JOB: Exactly and only the lines from the one containing "Write the D3.js code for this chart." through the one containing "const step = x.step();" belong in your copy. Pictures do not.

SUPPLIED MATERIAL:
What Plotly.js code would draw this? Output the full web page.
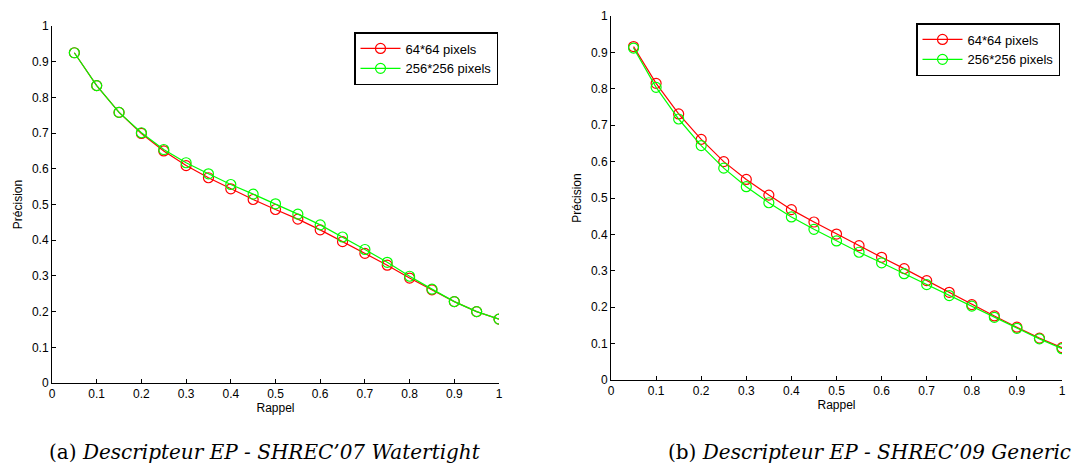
...
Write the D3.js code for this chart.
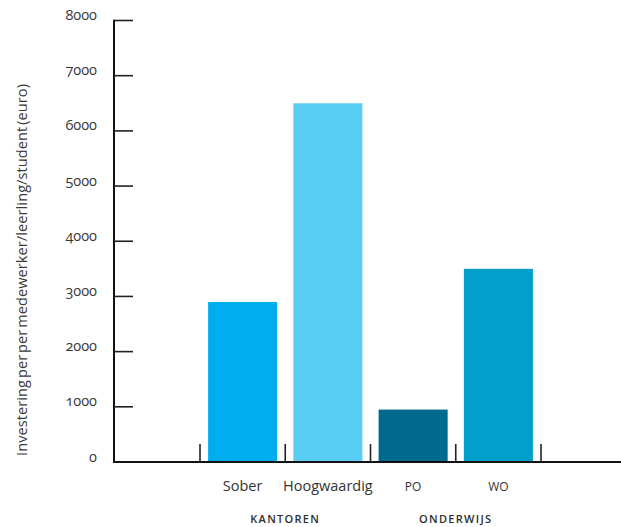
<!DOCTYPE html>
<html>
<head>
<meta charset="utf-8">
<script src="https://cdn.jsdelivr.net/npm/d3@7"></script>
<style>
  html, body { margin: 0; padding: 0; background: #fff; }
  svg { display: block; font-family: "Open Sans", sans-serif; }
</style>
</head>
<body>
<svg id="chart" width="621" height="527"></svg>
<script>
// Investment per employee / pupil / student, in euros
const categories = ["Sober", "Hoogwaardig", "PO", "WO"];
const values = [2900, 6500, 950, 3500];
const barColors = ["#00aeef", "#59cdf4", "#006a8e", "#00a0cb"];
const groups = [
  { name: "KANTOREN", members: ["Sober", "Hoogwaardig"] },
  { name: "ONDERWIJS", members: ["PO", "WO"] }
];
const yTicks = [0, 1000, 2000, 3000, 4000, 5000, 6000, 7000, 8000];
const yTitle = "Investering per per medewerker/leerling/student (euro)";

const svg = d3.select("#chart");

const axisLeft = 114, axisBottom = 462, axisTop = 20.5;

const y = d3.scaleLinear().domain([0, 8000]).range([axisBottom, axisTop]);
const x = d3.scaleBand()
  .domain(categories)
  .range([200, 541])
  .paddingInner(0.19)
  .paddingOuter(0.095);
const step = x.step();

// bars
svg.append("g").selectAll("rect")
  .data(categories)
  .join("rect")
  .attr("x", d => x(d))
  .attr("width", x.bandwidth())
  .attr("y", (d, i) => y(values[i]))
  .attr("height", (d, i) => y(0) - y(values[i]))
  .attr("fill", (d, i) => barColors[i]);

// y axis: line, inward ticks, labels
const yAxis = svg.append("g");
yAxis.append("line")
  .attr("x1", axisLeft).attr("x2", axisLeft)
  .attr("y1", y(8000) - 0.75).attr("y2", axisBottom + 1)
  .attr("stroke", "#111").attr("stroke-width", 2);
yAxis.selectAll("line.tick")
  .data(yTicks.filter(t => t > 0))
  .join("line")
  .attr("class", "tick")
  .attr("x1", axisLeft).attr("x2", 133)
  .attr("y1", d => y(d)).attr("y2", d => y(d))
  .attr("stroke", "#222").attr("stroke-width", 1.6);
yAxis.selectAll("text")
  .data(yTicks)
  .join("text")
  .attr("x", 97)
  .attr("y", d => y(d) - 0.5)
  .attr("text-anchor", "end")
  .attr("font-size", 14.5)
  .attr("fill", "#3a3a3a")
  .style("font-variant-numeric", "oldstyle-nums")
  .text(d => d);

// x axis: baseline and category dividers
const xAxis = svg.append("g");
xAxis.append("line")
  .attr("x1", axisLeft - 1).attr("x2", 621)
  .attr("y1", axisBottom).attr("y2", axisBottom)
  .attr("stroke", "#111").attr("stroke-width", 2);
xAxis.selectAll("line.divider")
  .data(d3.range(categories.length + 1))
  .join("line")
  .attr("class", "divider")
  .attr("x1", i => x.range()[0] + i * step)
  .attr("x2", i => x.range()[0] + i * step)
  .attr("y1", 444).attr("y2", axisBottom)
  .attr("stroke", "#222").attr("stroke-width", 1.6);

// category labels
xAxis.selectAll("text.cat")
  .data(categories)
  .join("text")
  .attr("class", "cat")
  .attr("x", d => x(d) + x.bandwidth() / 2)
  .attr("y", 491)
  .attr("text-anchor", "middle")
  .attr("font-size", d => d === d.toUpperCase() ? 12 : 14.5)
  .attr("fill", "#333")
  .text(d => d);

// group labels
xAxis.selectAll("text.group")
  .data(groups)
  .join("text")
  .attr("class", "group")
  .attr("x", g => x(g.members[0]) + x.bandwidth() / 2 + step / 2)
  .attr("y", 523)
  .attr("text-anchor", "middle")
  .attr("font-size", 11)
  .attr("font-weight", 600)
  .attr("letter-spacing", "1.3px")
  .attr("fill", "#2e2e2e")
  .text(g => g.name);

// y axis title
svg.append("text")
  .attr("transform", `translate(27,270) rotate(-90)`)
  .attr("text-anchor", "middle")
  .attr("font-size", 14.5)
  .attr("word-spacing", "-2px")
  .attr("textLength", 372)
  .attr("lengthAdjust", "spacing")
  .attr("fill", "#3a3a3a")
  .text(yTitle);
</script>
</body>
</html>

ANSWER TO THE EXERCISE:
Write the D3.js code for this chart.
<!DOCTYPE html>
<html>
<head>
<meta charset="utf-8">
<script src="https://cdn.jsdelivr.net/npm/d3@7"></script>
<style>
  html, body { margin: 0; padding: 0; background: #fff; }
  svg { display: block; font-family: "Open Sans", sans-serif; }
</style>
</head>
<body>
<svg id="chart" width="621" height="527"></svg>
<script>
// Investment per employee / pupil / student, in euros
const categories = ["Sober", "Hoogwaardig", "PO", "WO"];
const values = [2900, 6500, 950, 3500];
const barColors = ["#00aeef", "#59cdf4", "#006a8e", "#00a0cb"];
const groups = [
  { name: "KANTOREN", members: ["Sober", "Hoogwaardig"] },
  { name: "ONDERWIJS", members: ["PO", "WO"] }
];
const yTicks = [0, 1000, 2000, 3000, 4000, 5000, 6000, 7000, 8000];
const yTitle = "Investering per per medewerker/leerling/student (euro)";

const svg = d3.select("#chart");

const axisLeft = 114, axisBottom = 462, axisTop = 20.5;

const y = d3.scaleLinear().domain([0, 8000]).range([axisBottom, axisTop]);
const x = d3.scaleBand()
  .domain(categories)
  .range([200, 541])
  .paddingInner(0.19)
  .paddingOuter(0.095);
const step = x.step();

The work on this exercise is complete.